Plenty. ECTA says Indian drugs that have already been approved in the UK and US will get faster approval in Australia too. Export council Pharmexcil’s Director General Ravi Uday Bhaskar said India has the highest number of USFDA-approved sites and other stringent regulatory agencies approvals too — which will yield results once ECTA comes into effect. India exported $387 mn worth of pharma products to Australia registering a growth of 11.58% FY22. FIEO also expects India’s share in Australia’s US$ 13 billion pharma market to go up.

Will ECTA give a push to labour intensive industries?

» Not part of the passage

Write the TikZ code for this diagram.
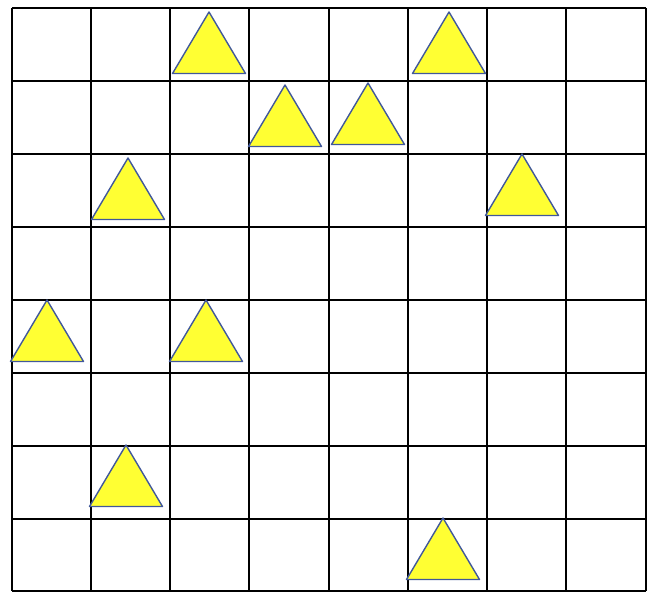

Getting easier access for apparel, textiles, leather, footwear, gems & jewellery, furniture, machinery and electrical goods in western markets is India’s key aims in trade deals. ECTA will see India getting zero duty on 98.3% of tariff lines from the day the agreement comes into force and on 100% of tariff lines within five years.

What’s on offer from Australian winemakers?

A major demand by Australia, the world’s fifth largest wine exporter, in the negotiations was duty cuts on wine. And for the first time ever, India lowered its stiff duty on foreign wines. After ECTA comes into effect, Australia will allow duty-free imports of Indian wine. In turn, India will cut the duty on Australian wines from 150% to 100% for bottles priced at $5, down to 50% in 10 years. The duty on bottles priced at $15 or more will be cut from 150% to 75% and this will then be brought down to 25% in 10 years.

Can India cut its trade deficit with Australia?

At the moment, Australia exports much more to India than it imports. During the last financial year, India had a trade deficit of $8.5 billion with Australia with $8.3 billion worth of exports and $16.8 billion worth of imports. Biswajit Dhar, Professor at JNU said entering the Australian market is not just about lower tariffs as Australia is already a very open economy. There already are firmly established players in Australia and displacing them would need cutting trade costs and signing a comprehensive deal.